Under Yuliya Tymoshenko, a kind of the Francoist regime could be formed in Ukraine. It could have positive and negative sides. The positive sides will include translating the people’s hopes of social justice into reality, attacks on oligarchs and appearance of a charismatic leader in the country. The negative sides will include the abolition of freedom of speech and true competition.  

This way, Ukraine has to make a choice that will be a watershed in its political history.  

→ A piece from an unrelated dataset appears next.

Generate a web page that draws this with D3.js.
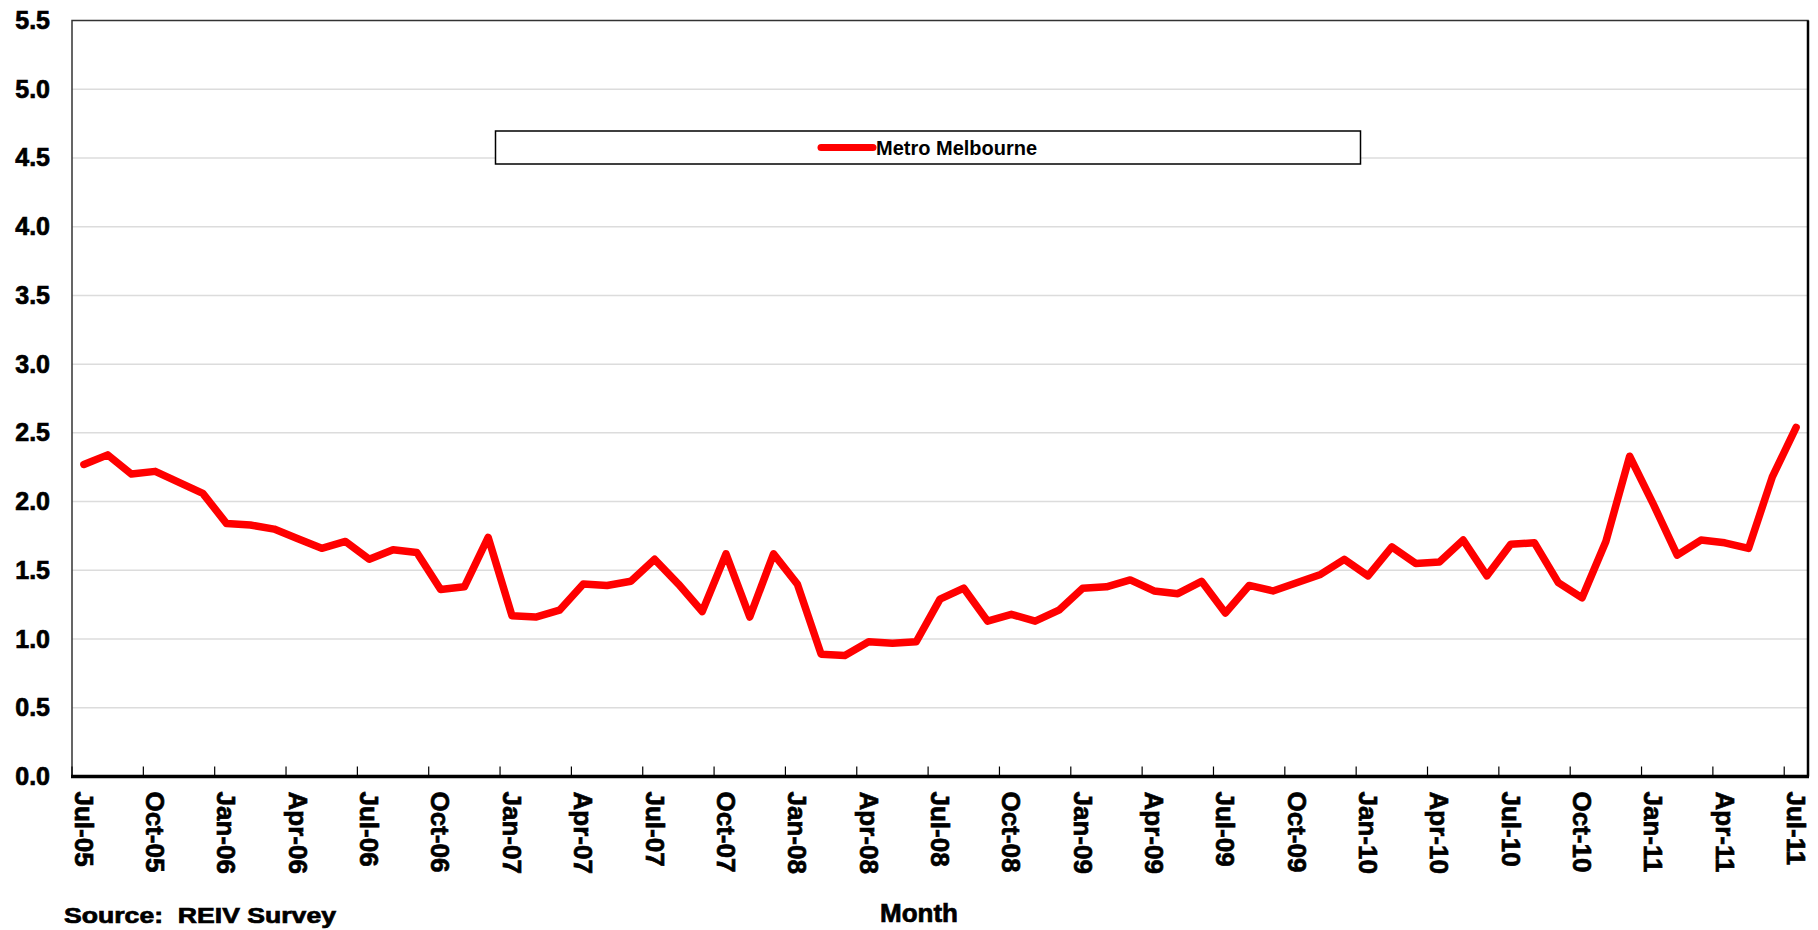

After the Kremlin suffered a defeat in Ukraine in 2004, Russia gave up the idea of exerting consistent political influence on that country. Moscow backed no political forces in the 2006 as well as 2007 elections. The Russian-Ukrainian relations consist only in the energy supply. When Yuliya Tymoshenko becomes Prime Minister, RosUkrEnergo will disappear. But the gas prices will not go down. The Russian-Ukrainian relations will not change fundamentally because there is no political subject of those relations and the energy trade scheme.